Trzos-Rastawiecki zajrzał do archiwów telewizji, nawiązał kontakt z IPN, dotarł również do rzadko oglądanych materiałów kręconych ukrytymi kamerami oraz do prywatnych zbiorów fotografii. Materiał archiwalny wzbogacił serią dziennikarskich wywiadów z dysydentami rodzimymi i obcymi, ludźmi partyjnej "wierchuszki" i jej aktywnego ramienia, SB. Wykorzystał fragmenty oficjalnych zapisów telewizyjnych z sierpniowych rozmów związkowej grupy Wałęsy i komisji rządowo-partyjnej wicepremiera Jagielskiego w stoczni. Opowieści o metodach "rozpracowania" solidarnościowych struktur dopełniane wspomnieniami z dwóch stron barykady narastają w emocjonującą całość. Oglądamy protesty, akcje policyjne, modły.
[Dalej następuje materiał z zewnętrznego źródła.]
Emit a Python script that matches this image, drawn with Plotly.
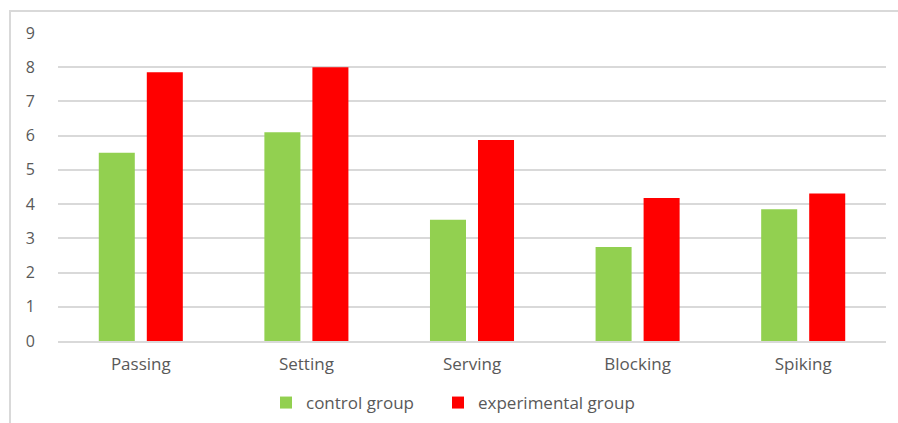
import plotly.graph_objects as go

categories = ["Passing", "Setting", "Serving", "Blocking", "Spiking"]
control_group = [5.5, 6.1, 3.54, 2.75, 3.85]
experimental_group = [7.85, 8.0, 5.87, 4.18, 4.31]
y_ticks = [0, 1, 2, 3, 4, 5, 6, 7, 8, 9]

W, H = 898, 423
ML, MR, MT, MB = 58, 12, 33, 82
pw, ph = W - ML - MR, H - MT - MB

fig = go.Figure()
fig.add_trace(go.Bar(x=categories, y=control_group, name="control group",
                     marker=dict(color="#92d050", line=dict(width=0)),
                     legend="legend"))
fig.add_trace(go.Bar(x=categories, y=experimental_group, name="experimental group",
                     marker=dict(color="#ff0000", line=dict(width=0)),
                     legend="legend2"))

# outer chart frame
fig.add_shape(type="rect", xref="paper", yref="paper",
              x0=(10 - ML) / pw, x1=(W + 20 - ML) / pw,
              y0=-(H + 20 - MT - ph) / ph, y1=1 + (MT - 11) / ph,
              line=dict(color="#d9d9d9", width=2), fillcolor="rgba(0,0,0,0)",
              layer="below")

legend_y = -(403 - MT - ph) / ph
legend_style = dict(orientation="h", xanchor="left", y=legend_y, yanchor="middle",
                    font=dict(size=17, color="#595959"), itemwidth=30,
                    bgcolor="rgba(0,0,0,0)")

fig.update_layout(
    width=W, height=H,
    margin=dict(l=ML, r=MR, t=MT, b=MB, autoexpand=False),
    paper_bgcolor="white", plot_bgcolor="white",
    barmode="group", bargap=0.42, bargroupgap=0.25,
    font=dict(family="Open Sans, sans-serif", color="#595959", size=17),
    showlegend=True,
    legend=dict(x=(266 - ML) / pw, **legend_style),
    legend2=dict(x=(438 - ML) / pw, **legend_style),
    xaxis=dict(showgrid=False, showline=True, linecolor="#d9d9d9", linewidth=2,
               ticks="", ticklabelstandoff=7,
               tickfont=dict(size=17, color="#595959")),
    yaxis=dict(range=[0, 9], tickvals=y_ticks, showgrid=True,
               gridcolor="#d9d9d9", gridwidth=1.5, zeroline=False,
               showline=False, ticks="", ticklabelstandoff=22,
               tickfont=dict(size=16, color="#595959")),
)

fig.write_html("out.html")
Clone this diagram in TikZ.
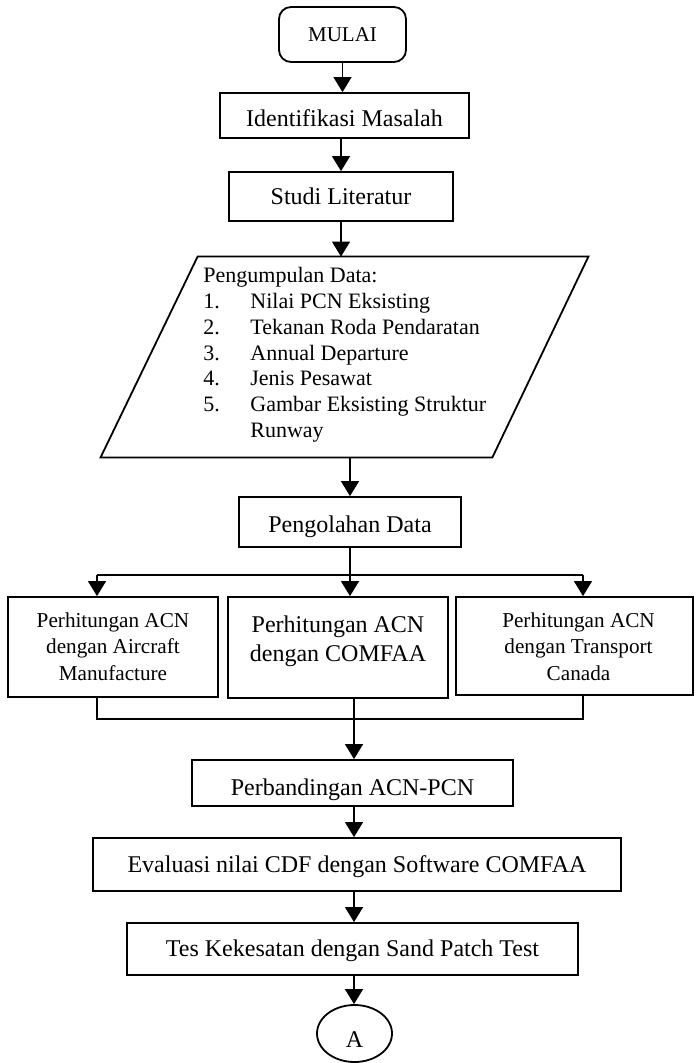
\documentclass[tikz,border=0pt]{standalone}
\usepackage{fontspec}
\setmainfont{Liberation Serif}
\usetikzlibrary{arrows.meta,shapes.geometric,calc}

\begin{document}
\begin{tikzpicture}[x=0.5pt,y=-0.5pt,
  box/.style={draw, line width=0.9pt, inner sep=0pt, text depth=0pt,
              font=\fontsize{12}{14.4}\selectfont},
  panel/.style={draw, line width=0.9pt, inner sep=0pt},
  conn/.style={line width=0.6pt},
  arr/.style={conn, -{Triangle[width=9pt,length=7.5pt]}}]

% page frame
\useasboundingbox (0,0) rectangle (697,1063);
\fill[white] (0,0) rectangle (697,1063);

% start terminal
\node[box, rounded corners=6pt, minimum width=63.5pt, minimum height=27.5pt,
      text height=7.2pt, font=\fontsize{10.5}{12.6}\selectfont]
      (start) at (342.5,34.5) {MULAI};

\node[box, minimum width=124.5pt, minimum height=22.5pt, text height=11.5pt]
      (ident) at (344.5,115.5) {Identifikasi Masalah};

\node[box, minimum width=112pt, minimum height=24.5pt, text height=8.5pt]
      (studi) at (341,196.5) {Studi Literatur};

% data collection (input parallelogram)
\node[inner sep=0pt, minimum width=243.5pt, minimum height=100pt]
      (data) at (344.5,357) {};
\draw[line width=0.9pt] (data.south west) -- ([xshift=48.5pt]data.north west)
      -- (data.north east) -- ([xshift=-48pt]data.south east) -- cycle;
\node[anchor=base west, inner sep=0pt] (datalist) at (203,283)
  {\fontsize{11}{12.85}\selectfont
   \begin{tabular}[t]{@{}p{23.5pt}@{}l@{}}
   \multicolumn{2}{@{}l@{}}{Pengumpulan Data:}\\
   1. & Nilai PCN Eksisting\\
   2. & Tekanan Roda Pendaratan\\
   3. & Annual Departure\\
   4. & Jenis Pesawat\\
   5. & Gambar Eksisting Struktur\\
      & Runway
   \end{tabular}};

\node[box, minimum width=111pt, minimum height=25pt, text height=10pt]
      (proc) at (350,522) {Pengolahan Data};

% three ACN calculations
\node[panel] (acnA) at (113,647)
  {\parbox[c][50pt][t]{105pt}{\centering\fontsize{10.6}{13.25}\selectfont
   \rule{0pt}{15pt}Perhitungan ACN\\dengan Aircraft\\Manufacture}};
\node[panel] (acnB) at (338,647.5)
  {\parbox[c][50.5pt][t]{110pt}{\centering\fontsize{12}{14.5}\selectfont
   \rule{0pt}{17.5pt}Perhitungan ACN\\dengan COMFAA}};
\node[panel] (acnC) at (574.5,646)
  {\parbox[c][49pt][t]{118.5pt}{\centering\fontsize{10.6}{13.25}\selectfont
   \rule{0pt}{15pt}\hspace*{4pt}Perhitungan ACN\\\hspace*{4pt}dengan Transport\\\hspace*{4pt}Canada}};

\node[box, minimum width=160.5pt, minimum height=23pt, text height=12pt]
      (banding) at (352.5,783) {Perbandingan ACN-PCN};

\node[box, minimum width=264pt, minimum height=26.5pt, text height=7.5pt]
      (eval) at (357,864.5) {Evaluasi nilai CDF dengan Software COMFAA};

\node[box, minimum width=225.5pt, minimum height=26pt, text height=7pt]
      (tes) at (352.5,949) {Tes Kekesatan dengan Sand Patch Test};

% off-page connector
\node[box, ellipse, minimum width=37.5pt, minimum height=28.5pt, text height=13.5pt]
      (conA) at (354.5,1033.5) {A};

% branch and merge points
\coordinate (split) at (350,575);
\coordinate (jl) at (97,575);
\coordinate (jr) at (583,575);
\coordinate (ml) at (97,719);
\coordinate (mm) at (354,719);
\coordinate (mr) at (583,719);

% main flow
\draw[arr] (start.south) -- (start.south |- ident.north);
\draw[arr] (studi.north |- ident.south) -- (studi.north);
\draw[arr] (studi.south) -- (studi.south |- data.north);
\draw[arr] (proc.north |- data.south) -- (proc.north);

% fan out
\draw[conn] (proc.south) -- (split);
\draw[conn] (jl) -- (jr);
\draw[arr] (jl) -- (jl |- acnA.north);
\draw[arr] (split) -- (split |- acnB.north);
\draw[arr] (jr) -- (jr |- acnC.north);

% fan in
\draw[conn] (ml |- acnA.south) -- (ml) -- (mr) -- (mr |- acnC.south);
\draw[arr] (mm |- acnB.south) -- (mm |- banding.north);

\draw[arr] (mm |- banding.south) -- (mm |- eval.north);
\draw[arr] (mm |- eval.south) -- (mm |- tes.north);
\draw[arr] (mm |- tes.south) -- (mm |- conA.north);

\end{tikzpicture}
\end{document}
Były I sekretarz KC PZPR Kania wspomina tajne rozmowy w pociągu na Węgry, dla uniknięcia podsłuchu; b. prezydent USA Carter - ostrzeżenia wysyłane Rosjanom przed ewentualną interwencją w Polsce. Bogdan Borusewicz mówi m.in. o przygotowaniach do strajku, a Władimir Bukowski o stłumionych próbach narodzin niezależnego ruchu związkowego w ZSRR. Historycy oraz dawni oficerowie SB dorzucają do znanej faktografii pokaźną dawkę nieznanych powszechnie faktów, wśród których jest i taki, że co siódmy uczestnik I Zjazdu "Solidarności" był agentem lub współpracownikiem bezpieki.
Realizację
"Konfrontacji" finansowały TVP oraz Agencja Produkcji Filmowej, termin emisji telewizyjnej jeszcze nie został ustalony.